Digitally classified output of land use/land cover of Kaziranga National Park and the corresponding raw data are shown in Figs. 4 and 5 respectively. The classification has been carried out using NDVI for areas with in national park and using maximum likelihood classification for the rest of the area (RRSC 1990). The level-III classes such as type of plantation, namely teak, sal, homestead plantations and different levels of grass in the Kaziranga National Park (high, medium and low) could be identified and classified.

Fig. 4

IRS LISS-III data of Kaziranga and environs

Fig. 5

Land use/land cover map prepared using digital classification technique

Major linear features such as roads, rail network and small settlements are clearly separable using LISS-III data. The waterlogged areas within the national park are clear and areas of water bodies as small as 0.25 acres also could be classified accurately (Gautam et al. 2000).
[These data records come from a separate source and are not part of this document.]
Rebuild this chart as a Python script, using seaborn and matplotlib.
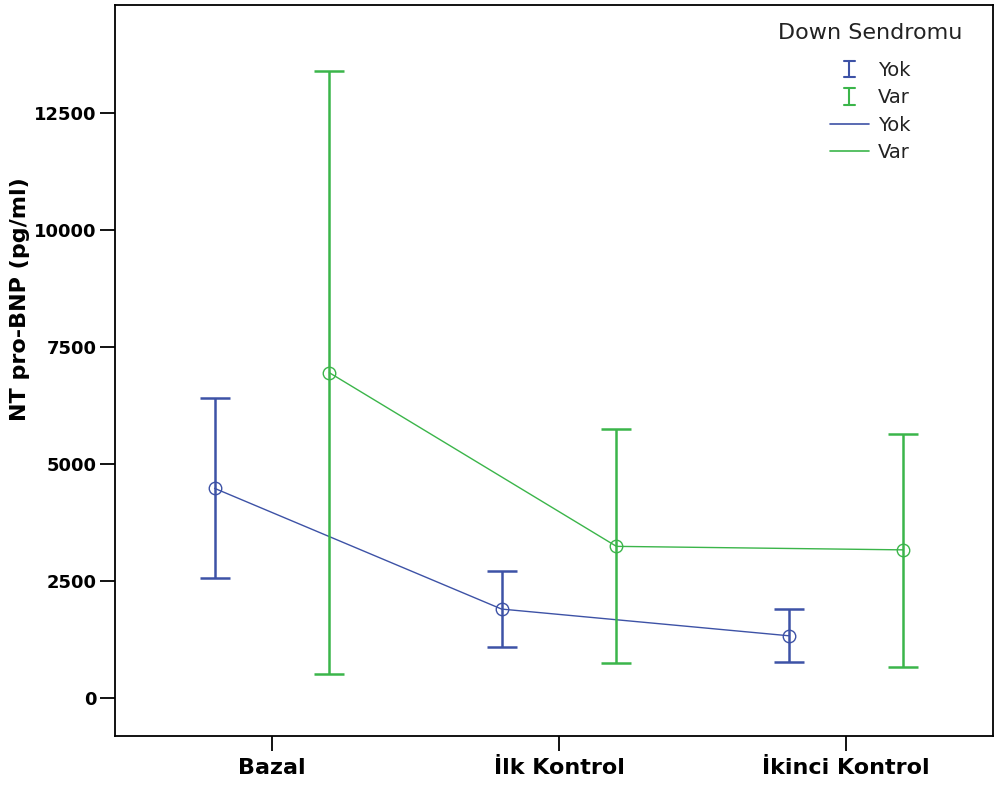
import numpy as np
import pandas as pd
import matplotlib
matplotlib.use("Agg")
import matplotlib.pyplot as plt
import seaborn as sns
from matplotlib.legend_handler import HandlerBase
from matplotlib.lines import Line2D

# Summary values: group mean with lower / upper error-bar limits (pg/ml)
categories = ["Bazal", "İlk Kontrol", "İkinci Kontrol"]
groups = ["Yok", "Var"]
yok_mean = [4480, 1900, 1330]
yok_low = [2560, 1090, 765]
yok_high = [6410, 2710, 1900]
var_mean = [6950, 3240, 3165]
var_low = [520, 745, 665]
var_high = [13400, 5745, 5640]
y_ticks = [0, 2500, 5000, 7500, 10000, 12500]

colors = {"Yok": "#3D52A6", "Var": "#3BB54A"}
dodge = {"Yok": -0.2, "Var": 0.2}

rows = []
for g, m, lo, hi in [("Yok", yok_mean, yok_low, yok_high),
                     ("Var", var_mean, var_low, var_high)]:
    for i, cat in enumerate(categories):
        rows.append({"group": g, "cat": cat, "x": i + dodge[g],
                     "mean": m[i], "low": lo[i], "high": hi[i]})
df = pd.DataFrame(rows)

sns.set_theme(style="ticks")
plt.rcParams["font.family"] = ["DejaVu Sans"]

fig = plt.figure(figsize=(9.98, 7.87), dpi=100)
ax = fig.add_axes([0.1152, 0.0648, 0.8798, 0.9289])

# Mean lines with open circle markers
sns.lineplot(data=df, x="x", y="mean", hue="group", hue_order=groups,
             palette=colors, marker="o", markersize=9, linewidth=1.0,
             sort=False, legend=False, ax=ax)
for line in ax.lines:
    c = line.get_color()
    line.set_markerfacecolor("none")
    line.set_markeredgecolor(c)
    line.set_markeredgewidth(1.0)

# Error bars
for g in groups:
    sub = df[df["group"] == g]
    ax.errorbar(sub["x"], sub["mean"],
                yerr=[sub["mean"] - sub["low"], sub["high"] - sub["mean"]],
                fmt="none", ecolor=colors[g], elinewidth=1.8,
                capsize=10.5, capthick=1.8, zorder=3)

ax.set_xlim(-0.547, 2.512)
ax.set_ylim(-812, 14808)
ax.set_xticks(range(len(categories)))
ax.set_xticklabels(categories, fontsize=16, fontweight="bold")
ax.set_yticks(y_ticks)
ax.set_yticklabels([str(t) for t in y_ticks], fontsize=13, fontweight="bold")
ax.tick_params(axis="both", direction="out", length=11, width=1.3,
               color="black", labelcolor="black")
ax.tick_params(axis="x", pad=5)
ax.tick_params(axis="y", pad=2)
ax.set_xlabel("")
ax.set_ylabel("")
for s in ax.spines.values():
    s.set_visible(True)
    s.set_color("black")
    s.set_linewidth(1.3)

fig.text(20 / 998, 1 - 299 / 787, "NT pro-BNP (pg/ml)", rotation=90,
         ha="center", va="center", fontsize=16, fontweight="bold",
         color="black")


class ErrorBarKey:
    def __init__(self, color):
        self.color = color


class ErrorBarKeyHandler(HandlerBase):
    def create_artists(self, legend, orig_handle, xdescent, ydescent,
                       width, height, fontsize, trans):
        cx = 0.5 * width - xdescent
        cy = 0.5 * height - ydescent
        hh, cw = 6.0, 4.0
        kw = dict(color=orig_handle.color, lw=1.5, transform=trans)
        return [Line2D([cx, cx], [cy - hh, cy + hh], **kw),
                Line2D([cx - cw, cx + cw], [cy + hh, cy + hh], **kw),
                Line2D([cx - cw, cx + cw], [cy - hh, cy - hh], **kw)]


handles = [ErrorBarKey(colors["Yok"]), ErrorBarKey(colors["Var"]),
           Line2D([], [], color=colors["Yok"], lw=1.2),
           Line2D([], [], color=colors["Var"], lw=1.2)]
leg = ax.legend(handles=handles, labels=["Yok", "Var", "Yok", "Var"],
                handler_map={ErrorBarKey: ErrorBarKeyHandler()},
                frameon=False, fontsize=14,
                handlelength=2.0, handletextpad=0.45, labelspacing=0.43,
                borderpad=0.2, loc="center",
                bbox_to_anchor=(870 / 998, 1 - 111.5 / 787),
                bbox_transform=fig.transFigure)
for t in leg.get_texts():
    t.set_color("#222222")

# Legend heading
fig.text(870 / 998, 1 - 39 / 787, "Down Sendromu", ha="center",
         va="baseline", fontsize=16, color="#222222")

fig.savefig("out.png", dpi=100)
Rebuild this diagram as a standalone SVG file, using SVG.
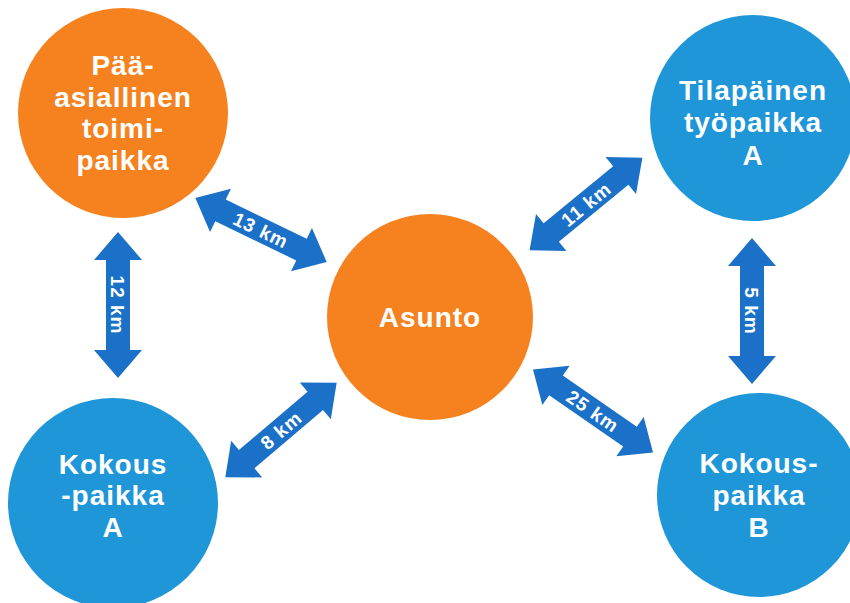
<svg xmlns="http://www.w3.org/2000/svg" xmlns:xlink="http://www.w3.org/1999/xlink" width="850" height="603" viewBox="0 0 850 603">
<style>
.orange{fill:#F5821F}
.blue{fill:#1E96D7}
.arrow{fill:#1B70C8}
.node{font-family:"Liberation Sans",Arial,sans-serif;font-weight:bold;font-size:28px;letter-spacing:1px;fill:#ffffff;text-anchor:middle}
.lbl{font-family:"Liberation Sans",Arial,sans-serif;font-weight:bold;font-size:19px;letter-spacing:1px;fill:#ffffff;text-anchor:middle}
</style>
<defs>
<path id="dbl" d="M -73 0 L -45 -24 L -45 -12 L 45 -12 L 45 -24 L 73 0 L 45 24 L 45 12 L -45 12 L -45 24 Z"/>
</defs>
<rect width="850" height="603" fill="#ffffff"/>
<g id="connectors">
<g transform="translate(261,230) rotate(25.9)"><use xlink:href="#dbl" class="arrow"/><text class="lbl" x="0" y="7">13 km</text></g>
<g transform="translate(118,305) rotate(90)"><use xlink:href="#dbl" class="arrow"/><text class="lbl" x="0" y="7">12 km</text></g>
<g transform="translate(281,430) rotate(-40.3)"><use xlink:href="#dbl" class="arrow"/><text class="lbl" x="0" y="7">8 km</text></g>
<g transform="translate(586,204) rotate(-39.4)"><use xlink:href="#dbl" class="arrow"/><text class="lbl" x="0" y="7">11 km</text></g>
<g transform="translate(593,411) rotate(34.7)"><use xlink:href="#dbl" class="arrow"/><text class="lbl" x="0" y="7">25 km</text></g>
<g transform="translate(752,311) rotate(90)"><use xlink:href="#dbl" class="arrow"/><text class="lbl" x="0" y="7">5 km</text></g>
</g>
<g id="paaasiallinen">
<circle class="orange" cx="123" cy="113" r="105"/>
<text class="node" x="123" y="75">Pää-</text>
<text class="node" x="123" y="107">asiallinen</text>
<text class="node" x="123" y="138">toimi-</text>
<text class="node" x="123" y="170">paikka</text>
</g>
<g id="tilapainen">
<circle class="blue" cx="753" cy="118" r="103"/>
<text class="node" x="753" y="100">Tilapäinen</text>
<text class="node" x="753" y="132">työpaikka</text>
<text class="node" x="753" y="165">A</text>
</g>
<g id="asunto">
<circle class="orange" cx="430" cy="317" r="103"/>
<text class="node" x="430" y="327">Asunto</text>
</g>
<g id="kokousA">
<circle class="blue" cx="113" cy="503" r="105"/>
<text class="node" x="113" y="474">Kokous</text>
<text class="node" x="113" y="505">-paikka</text>
<text class="node" x="113" y="537">A</text>
</g>
<g id="kokousB">
<circle class="blue" cx="759" cy="495" r="102"/>
<text class="node" x="759" y="473">Kokous-</text>
<text class="node" x="759" y="505">paikka</text>
<text class="node" x="759" y="537">B</text>
</g>
</svg>
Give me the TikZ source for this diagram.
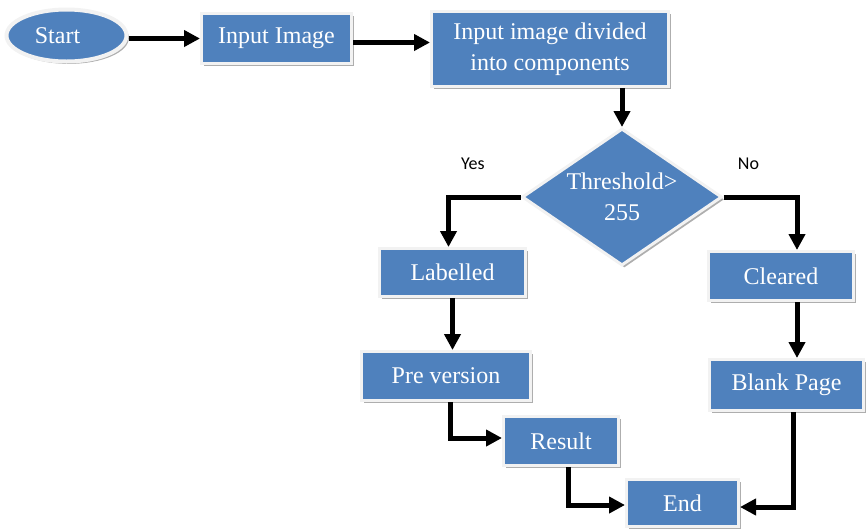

Land Use/Land Cover Analysis Using Composite Data (LISS-III and PAN)

The composite (merged) data of LISS-III and PAN for the part of Ranga Reddy district, South of Hyderabad, is shown in Fig. 6. The land use/land cover details are very sharp in this data compared to LISS-III alone. Also, aIl the linear features are clear and details like cart tracks could be identified. The grape gardens along Nagarjunasagar road (regular, bright red patches), which are less than 1/2 acre extent, are clearly seen. Individual farm houses and cluster of few houses are easily separable which is very crucial to derive accurate statistics of different land use categories. It is thus possible to prepare spatial land use maps up to 1:10,000 scale and to derive the village-level statistics (Gautam et al. 2000).

Fig. 6

Merged data of LISS-III and PAN of part of Ranga Reddy district

Land Use/Land Cover Studies by Other Institutions

An analysis on vegetation extraction based on spectral deviations carried out by Visvesvaraya Technological University in association with Karnataka State Remote Sensing Centre in the year 2016 used IRS 1-C LISS-III data as primary source to generate land cover vegetation extraction and the classified data is utilized for agricultural, vegetation analysis, desertification and forest monitoring (Parveen et al. 2016). Another study carried out by same organization proved that a simple method is adapted for the extraction and mapping of vegetation areas using multi-temporal LISS-III images and automatic computation is performed based on pixel based classification which is validated by comparing change map values with image ratioing techniques. (Parveen et al. 2017).

In a study performed by Department of Forestry, Faculty of Agriculture, University of Ilam, Iran, represented nine main classes of land use such as settlements, gardens, agriculture, bare land, forest (very sparse, sparse, dense and semi-dense) and the quantification of LULC changes are acquired using temporal data of LISS-III in the west of Iran and to understand the status of Zagros forest ecosystem (Mahdavi Ali 2010).

In the creation of database for ecological modeling of Himalayan Region by Remote Sensing Centre, Science Technology and Environment, Shimla, high-resolution IRS PAN and LISS-III data are merged at 1:12,500 scale to generate level-IV classification in terms of hierarchy such as built-up to parks level, forests to open land level and flora to species level (Rajendar et al. 2010).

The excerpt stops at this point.